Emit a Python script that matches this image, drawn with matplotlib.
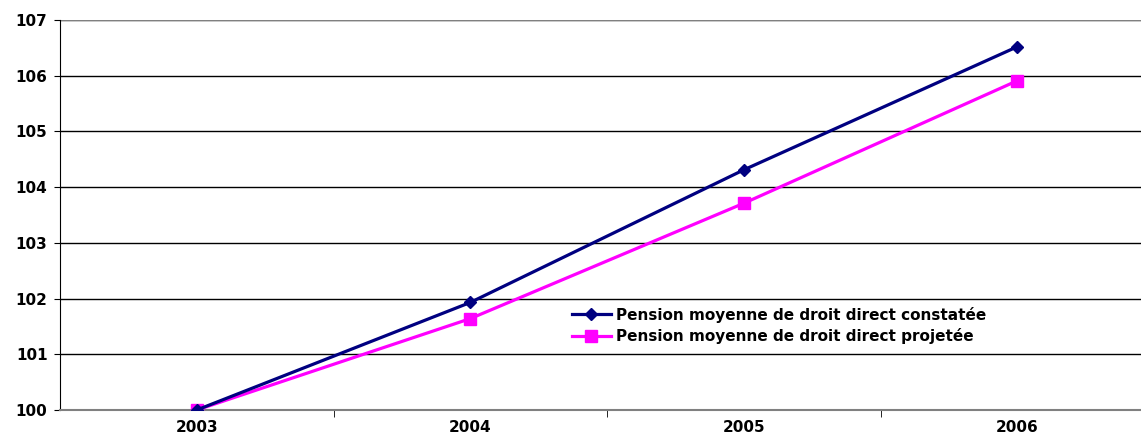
import matplotlib

matplotlib.use("Agg")
import matplotlib.pyplot as plt
from matplotlib.ticker import FixedLocator

YEARS = ["2003", "2004", "2005", "2006"]
CONSTATEE = [100.0, 101.93, 104.31, 106.52]
PROJETEE = [100.0, 101.64, 103.71, 105.91]

NAVY = "#000080"
MAGENTA = "#ff00ff"

plt.rcParams.update({
    "font.family": ["DejaVu Sans"],
    "font.size": 11,
    "font.weight": "bold",
})

fig = plt.figure(figsize=(11.41, 4.34), dpi=100)
ax = fig.add_axes([60 / 1141, 1 - 410 / 434, 1094 / 1141, 390 / 434])

x = list(range(len(YEARS)))
ax.plot(x, CONSTATEE, color=NAVY, linewidth=2.3, marker="D", markersize=6,
        label="Pension moyenne de droit direct constatée", zorder=4)
ax.plot(x, PROJETEE, color=MAGENTA, linewidth=2.3, marker="s", markersize=8,
        label="Pension moyenne de droit direct projetée", zorder=3)

ax.set_xlim(-0.5, len(YEARS) - 0.5)
ax.set_ylim(100, 107)
ax.set_yticks(range(100, 108))
ax.set_xticks(x)
ax.set_xticklabels(YEARS, fontweight="bold")
ax.xaxis.set_minor_locator(FixedLocator([i + 0.5 for i in range(len(YEARS) - 1)]))
ax.tick_params(axis="x", which="major", length=0, pad=7)
ax.tick_params(axis="x", which="minor", length=5, direction="out", color="black")
ax.tick_params(axis="y", length=4, direction="out", pad=5)
for lbl in ax.get_yticklabels():
    lbl.set_fontweight("bold")

ax.grid(axis="y", color="black", linewidth=1.0)
ax.set_axisbelow(True)
for side in ("top", "right"):
    ax.spines[side].set_visible(False)
ax.spines["left"].set_color("black")
ax.spines["bottom"].set_color("#808080")
ax.spines["bottom"].set_linewidth(1.5)
ax.axhline(107, color="#808080", linewidth=1.5, zorder=1)

ax.legend(loc="upper left", bbox_to_anchor=(0.455, 0.30), frameon=False,
          handlelength=2.6, handletextpad=0.3, labelspacing=0.35,
          prop={"weight": "bold", "size": 11})

fig.savefig("out.png", dpi=100)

━━━

# REQUIRED WORK
Ignore the images and quote every line of the listing exactly.

# THE SOLUTION
Emit a Python script that matches this image, drawn with matplotlib.
import matplotlib

matplotlib.use("Agg")
import matplotlib.pyplot as plt
from matplotlib.ticker import FixedLocator

YEARS = ["2003", "2004", "2005", "2006"]
CONSTATEE = [100.0, 101.93, 104.31, 106.52]
PROJETEE = [100.0, 101.64, 103.71, 105.91]

NAVY = "#000080"
MAGENTA = "#ff00ff"

plt.rcParams.update({
    "font.family": ["DejaVu Sans"],
    "font.size": 11,
    "font.weight": "bold",
})

fig = plt.figure(figsize=(11.41, 4.34), dpi=100)
ax = fig.add_axes([60 / 1141, 1 - 410 / 434, 1094 / 1141, 390 / 434])

x = list(range(len(YEARS)))
ax.plot(x, CONSTATEE, color=NAVY, linewidth=2.3, marker="D", markersize=6,
        label="Pension moyenne de droit direct constatée", zorder=4)
ax.plot(x, PROJETEE, color=MAGENTA, linewidth=2.3, marker="s", markersize=8,
        label="Pension moyenne de droit direct projetée", zorder=3)

ax.set_xlim(-0.5, len(YEARS) - 0.5)
ax.set_ylim(100, 107)
ax.set_yticks(range(100, 108))
ax.set_xticks(x)
ax.set_xticklabels(YEARS, fontweight="bold")
ax.xaxis.set_minor_locator(FixedLocator([i + 0.5 for i in range(len(YEARS) - 1)]))
ax.tick_params(axis="x", which="major", length=0, pad=7)
ax.tick_params(axis="x", which="minor", length=5, direction="out", color="black")
ax.tick_params(axis="y", length=4, direction="out", pad=5)
for lbl in ax.get_yticklabels():
    lbl.set_fontweight("bold")

ax.grid(axis="y", color="black", linewidth=1.0)
ax.set_axisbelow(True)
for side in ("top", "right"):
    ax.spines[side].set_visible(False)
ax.spines["left"].set_color("black")
ax.spines["bottom"].set_color("#808080")
ax.spines["bottom"].set_linewidth(1.5)
ax.axhline(107, color="#808080", linewidth=1.5, zorder=1)

ax.legend(loc="upper left", bbox_to_anchor=(0.455, 0.30), frameon=False,
          handlelength=2.6, handletextpad=0.3, labelspacing=0.35,
          prop={"weight": "bold", "size": 11})

fig.savefig("out.png", dpi=100)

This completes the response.